#### RAW DATA
────────────────────────────────────────
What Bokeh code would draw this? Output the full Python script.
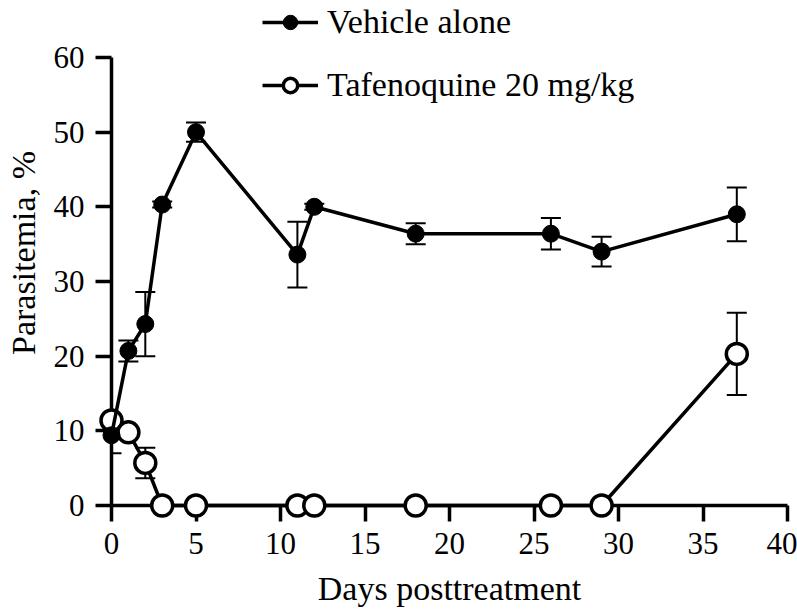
from bokeh.plotting import figure
from bokeh.models import (FixedTicker, Whisker, TeeHead, ColumnDataSource,
                          Legend, LegendItem, Range1d)
from bokeh.embed import file_html
from bokeh.resources import INLINE

# ---- data ----
days = [0, 1, 2, 3, 5, 11, 12, 18, 26, 29, 37]
vehicle_mean = [9.4, 20.7, 24.3, 40.3, 50.0, 33.6, 40.0, 36.4, 36.4, 34.0, 39.0]
vehicle_sem = [2.4, 1.4, 4.3, 0.4, 1.3, 4.4, 0.4, 1.4, 2.1, 2.0, 3.6]
taf_mean = [11.4, 9.8, 5.7, 0, 0, 0, 0, 0, 0, 0, 20.3]
taf_sem = [0.8, 0.5, 2.05, 0, 0, 0, 0, 0, 0, 0, 5.5]
x_ticks = [0, 5, 10, 15, 20, 25, 30, 35, 40]
y_ticks = [0, 10, 20, 30, 40, 50, 60]
series_labels = ["Vehicle alone", "Tafenoquine 20 mg/kg"]
x_label = "Days posttreatment"
y_label = "Parasitemia, %"

FONT = "Liberation Serif"

veh = ColumnDataSource(dict(x=days, y=vehicle_mean,
                            lo=[m - s for m, s in zip(vehicle_mean, vehicle_sem)],
                            hi=[m + s for m, s in zip(vehicle_mean, vehicle_sem)]))
taf = ColumnDataSource(dict(x=days, y=taf_mean,
                            lo=[m - s for m, s in zip(taf_mean, taf_sem)],
                            hi=[m + s for m, s in zip(taf_mean, taf_sem)]))

# y range extends above 60 to leave room for the legend; axis line bounded to 0..60
p = figure(width=797, height=609, output_backend="svg", toolbar_location=None,
           x_range=Range1d(0, 40), y_range=Range1d(0, 67.63),
           min_border_left=111, min_border_right=10, min_border_top=0,
           min_border_bottom=104)
p.outline_line_color = None
p.grid.visible = False
p.background_fill_color = "white"

for ax in (p.xaxis[0], p.yaxis[0]):
    ax.axis_line_width = 3.5
    ax.axis_line_color = "black"
    ax.major_tick_line_width = 3.5
    ax.major_tick_line_color = "black"
    ax.major_tick_out = 16
    ax.major_tick_in = 0
    ax.minor_tick_line_color = None
    ax.major_label_text_font = FONT
    ax.major_label_text_font_size = "31px"
    ax.major_label_text_color = "black"
    ax.axis_label_text_font = FONT
    ax.axis_label_text_font_size = "34px"
    ax.axis_label_text_font_style = "normal"
    ax.axis_label_text_color = "black"

p.xaxis.ticker = FixedTicker(ticks=x_ticks)
p.yaxis.ticker = FixedTicker(ticks=y_ticks)
p.yaxis.bounds = (0, 60)
p.xaxis.axis_label = x_label
p.yaxis.axis_label = y_label
p.xaxis.major_label_standoff = 11
p.yaxis.major_label_standoff = 11
p.xaxis.axis_label_standoff = 13
p.yaxis.axis_label_standoff = 9

# error bars
for src in (taf, veh):
    w = Whisker(source=src, base="x", upper="hi", lower="lo", dimension="height",
                line_width=2, line_color="black",
                upper_head=TeeHead(size=20, line_width=2, line_color="black"),
                lower_head=TeeHead(size=20, line_width=2, line_color="black"))
    p.add_layout(w)

# Tafenoquine (open circles)
tl = p.line("x", "y", source=taf, line_width=3.5, color="black")
tm = p.scatter("x", "y", source=taf, marker="circle", size=21,
               fill_color="white", line_color="black", line_width=3.5)
# Vehicle (filled)
vl = p.line("x", "y", source=veh, line_width=3.5, color="black")
vm = p.scatter("x", "y", source=veh, marker="circle", size=17,
               fill_color="black", line_color="black", line_width=1)
for r in (tl, tm, vl, vm):
    r.level = "overlay"

legend = Legend(items=[LegendItem(label=series_labels[0], renderers=[vl, vm]),
                       LegendItem(label=series_labels[1], renderers=[tl, tm])],
                location=(151, 401), orientation="vertical",
                glyph_width=56, glyph_height=36, label_height=36, spacing=25,
                label_standoff=9, padding=0, margin=0,
                border_line_color=None, background_fill_alpha=0,
                label_text_font=FONT, label_text_font_size="34px",
                label_text_color="black")
p.add_layout(legend, "center")

open("out.html", "w").write(file_html(p, INLINE))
────────────────────────────────────────
#### EXERCISE
Give an exact copy of the material, leaving out every picture.

#### THE COMPLETED TASK
What Bokeh code would draw this? Output the full Python script.
from bokeh.plotting import figure
from bokeh.models import (FixedTicker, Whisker, TeeHead, ColumnDataSource,
                          Legend, LegendItem, Range1d)
from bokeh.embed import file_html
from bokeh.resources import INLINE

# ---- data ----
days = [0, 1, 2, 3, 5, 11, 12, 18, 26, 29, 37]
vehicle_mean = [9.4, 20.7, 24.3, 40.3, 50.0, 33.6, 40.0, 36.4, 36.4, 34.0, 39.0]
vehicle_sem = [2.4, 1.4, 4.3, 0.4, 1.3, 4.4, 0.4, 1.4, 2.1, 2.0, 3.6]
taf_mean = [11.4, 9.8, 5.7, 0, 0, 0, 0, 0, 0, 0, 20.3]
taf_sem = [0.8, 0.5, 2.05, 0, 0, 0, 0, 0, 0, 0, 5.5]
x_ticks = [0, 5, 10, 15, 20, 25, 30, 35, 40]
y_ticks = [0, 10, 20, 30, 40, 50, 60]
series_labels = ["Vehicle alone", "Tafenoquine 20 mg/kg"]
x_label = "Days posttreatment"
y_label = "Parasitemia, %"

FONT = "Liberation Serif"

veh = ColumnDataSource(dict(x=days, y=vehicle_mean,
                            lo=[m - s for m, s in zip(vehicle_mean, vehicle_sem)],
                            hi=[m + s for m, s in zip(vehicle_mean, vehicle_sem)]))
taf = ColumnDataSource(dict(x=days, y=taf_mean,
                            lo=[m - s for m, s in zip(taf_mean, taf_sem)],
                            hi=[m + s for m, s in zip(taf_mean, taf_sem)]))

# y range extends above 60 to leave room for the legend; axis line bounded to 0..60
p = figure(width=797, height=609, output_backend="svg", toolbar_location=None,
           x_range=Range1d(0, 40), y_range=Range1d(0, 67.63),
           min_border_left=111, min_border_right=10, min_border_top=0,
           min_border_bottom=104)
p.outline_line_color = None
p.grid.visible = False
p.background_fill_color = "white"

for ax in (p.xaxis[0], p.yaxis[0]):
    ax.axis_line_width = 3.5
    ax.axis_line_color = "black"
    ax.major_tick_line_width = 3.5
    ax.major_tick_line_color = "black"
    ax.major_tick_out = 16
    ax.major_tick_in = 0
    ax.minor_tick_line_color = None
    ax.major_label_text_font = FONT
    ax.major_label_text_font_size = "31px"
    ax.major_label_text_color = "black"
    ax.axis_label_text_font = FONT
    ax.axis_label_text_font_size = "34px"
    ax.axis_label_text_font_style = "normal"
    ax.axis_label_text_color = "black"

p.xaxis.ticker = FixedTicker(ticks=x_ticks)
p.yaxis.ticker = FixedTicker(ticks=y_ticks)
p.yaxis.bounds = (0, 60)
p.xaxis.axis_label = x_label
p.yaxis.axis_label = y_label
p.xaxis.major_label_standoff = 11
p.yaxis.major_label_standoff = 11
p.xaxis.axis_label_standoff = 13
p.yaxis.axis_label_standoff = 9

# error bars
for src in (taf, veh):
    w = Whisker(source=src, base="x", upper="hi", lower="lo", dimension="height",
                line_width=2, line_color="black",
                upper_head=TeeHead(size=20, line_width=2, line_color="black"),
                lower_head=TeeHead(size=20, line_width=2, line_color="black"))
    p.add_layout(w)

# Tafenoquine (open circles)
tl = p.line("x", "y", source=taf, line_width=3.5, color="black")
tm = p.scatter("x", "y", source=taf, marker="circle", size=21,
               fill_color="white", line_color="black", line_width=3.5)
# Vehicle (filled)
vl = p.line("x", "y", source=veh, line_width=3.5, color="black")
vm = p.scatter("x", "y", source=veh, marker="circle", size=17,
               fill_color="black", line_color="black", line_width=1)
for r in (tl, tm, vl, vm):
    r.level = "overlay"

legend = Legend(items=[LegendItem(label=series_labels[0], renderers=[vl, vm]),
                       LegendItem(label=series_labels[1], renderers=[tl, tm])],
                location=(151, 401), orientation="vertical",
                glyph_width=56, glyph_height=36, label_height=36, spacing=25,
                label_standoff=9, padding=0, margin=0,
                border_line_color=None, background_fill_alpha=0,
                label_text_font=FONT, label_text_font_size="34px",
                label_text_color="black")
p.add_layout(legend, "center")

open("out.html", "w").write(file_html(p, INLINE))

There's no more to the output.